Por: Carlos Roberto de
Miranda Gomes
Estou desconfiando que
já vivi demais, pois todos os livros de reminiscências que tenho lido nos
últimos tempos, me encontro na história ou na paisagem.
A coincidência mais
recente ocorreu com a pequena obra ‘Confraria de Floriano’, que recebi de
presente de um dos seus integrantes, o amigo e escritor Ormuz Barbalho
Simonetti.
O livro apresenta
registros emocionais e emocionados de alguns dos meninos protagonistas dos
acontecimentos marcantes dos anos 60 e 70, numa velha bodega na esquina das
Ruas Princesa Isabel e Apodi nº 160, de propriedade de Floriano (Jordão de
Andrade), de tradicional família macaibense, onde foi fundada a Confraria de
adolescentes, compartilhando com o Mercadinho de Pedro David, no outro lado da
rua.
As narrativas evocam os
anos dourados em Natal, um verdadeiro ‘tempo dos pardais no verde dos quintais’,
onde o medo se chamou ‘jamais’.
Não participei dessa
Confraria, mas de outra que se reunia na Rua Ceará Mirim, no Baldo, mas a
bodega era também eventual pouso de nossa turma quando se dirigia para a
diversão nos mesmos lugares rememorados dos cinemas Rex, Rio Grande e Nordeste,
com algumas incursões no Poti e certamente nos filmes de faroeste e seriados(Legião
do Zorro, O Homem Fioguete, Flaxh Gordon, Tarzan, Rock Lane, Roy Rogers, Gene
Autry, Cavaleiro Negro) dos cinemas São Luiz e São Pedro, estes no Alecrim,
tendo por transporte o velho ‘bonde’, de saudosa memória.
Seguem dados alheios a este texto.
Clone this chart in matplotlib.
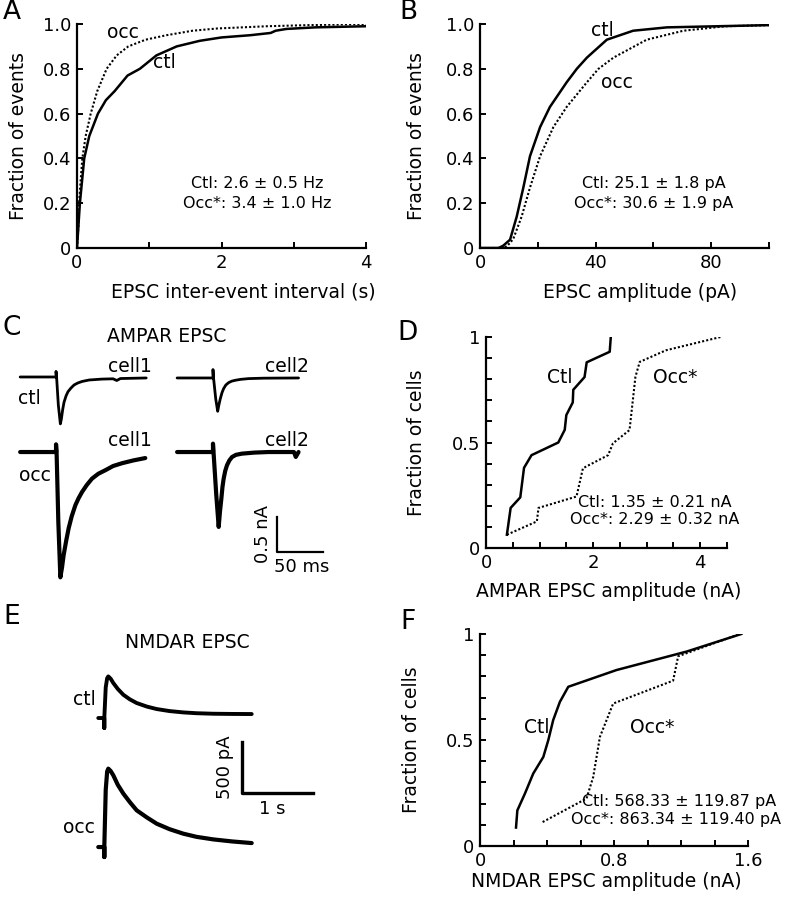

Ainda tenho guardada
uma substancial coleção de revistas em quadrinhos daquele tempo, iniciada desde
1948 em Macaíba e adquiri praticamente todas as séries em cópias reproduzidas
em DVD,s.
Lembro-me bem que
comprávamos cigarros, que eram acesos em uma lamparina permanente acesa,
escondida em um pequeno caixote de madeira, com um orifício na parte superior e
lá éramos abastecidos com uma guaraná ou, às vezes, algo mais ‘substancioso’
para nossas folias.
Recordo dos polis
fabricados em casa, dos lanches no ‘Dia e Noite, Espaguetilândia, Caldo de Cana
Orós, dos porres de lança perfume, da cuba libre, da vodka com laranjada, do
cuscuz da Mata, naqueles taboleiros de metal com duas tampas e da correria dos
vendedores para atrair clientes, do verdureiro trazendo os seus produtos nos
ombros (caçoás), do pão vendido em cestos por Seu Pedro do pão, no lombo de
animais, a velha da carimã, pirulito, cocada, rolete de cana, cavaco
chinês(está de volta), dos velhos carnavais das ‘bagunças’ e dos bailes na
Assen, Aéro, América e ABC. Não conheci o ‘Coice de Mula’, mas lembro dos ‘Tora
da linha’.
As peladas tinham o
mesmo ardor, em quintais diferentes no Barro Vermelho ou na própria rua Ceará
Mirim, como igualmente a escolha das nossas musas.
Porém aquela vida
pacífica e alegre era comum, algumas vezes perigosa, nos banhos proibidos do
poço do dentão ou dos jogos nas lojas de bilhar da Ribeira, com portas fechadas
por conta do juizado de menores.
É claro que havia alguma
variação nas preferências, mas a atmosfera era a mesma. Até as alcunhas ou
apelidos se pareciam – Zezé, Cacá, Gordo, Magro, China, Bob, Xuba, Lula, Baiá,
Bel, Baíto, os Pelados, Dôta, Beto, Gasolina, Gás óleo, Chico. Tivemos as
nossas perdas pranteadas, mas nenhuma em decorrência das torturas de um regime
de força. Quando muito tivemos vizinhos que responderam processos nos idos de
1964, como Renê, Juarez, Romeiro.
Posso até ter notado
aquela molecada em suas reuniões, mas lhes dei atenção, pois já estava num
patamar de idade, pelo menos, em dez anos à frente, onde as diversões eram mais
variadas ‘e o buraco era mais embaixo’.
Recordar é viver, diz um
velho ditado; recordar é sofrer, as sombras do passado; de sonho que viveu em
nossos corações ou de um amor que morreu deixando uma cruel paixão. Crer num
sonho de ilusão, ver na imaginação ... Basta, a garganta já está embargada!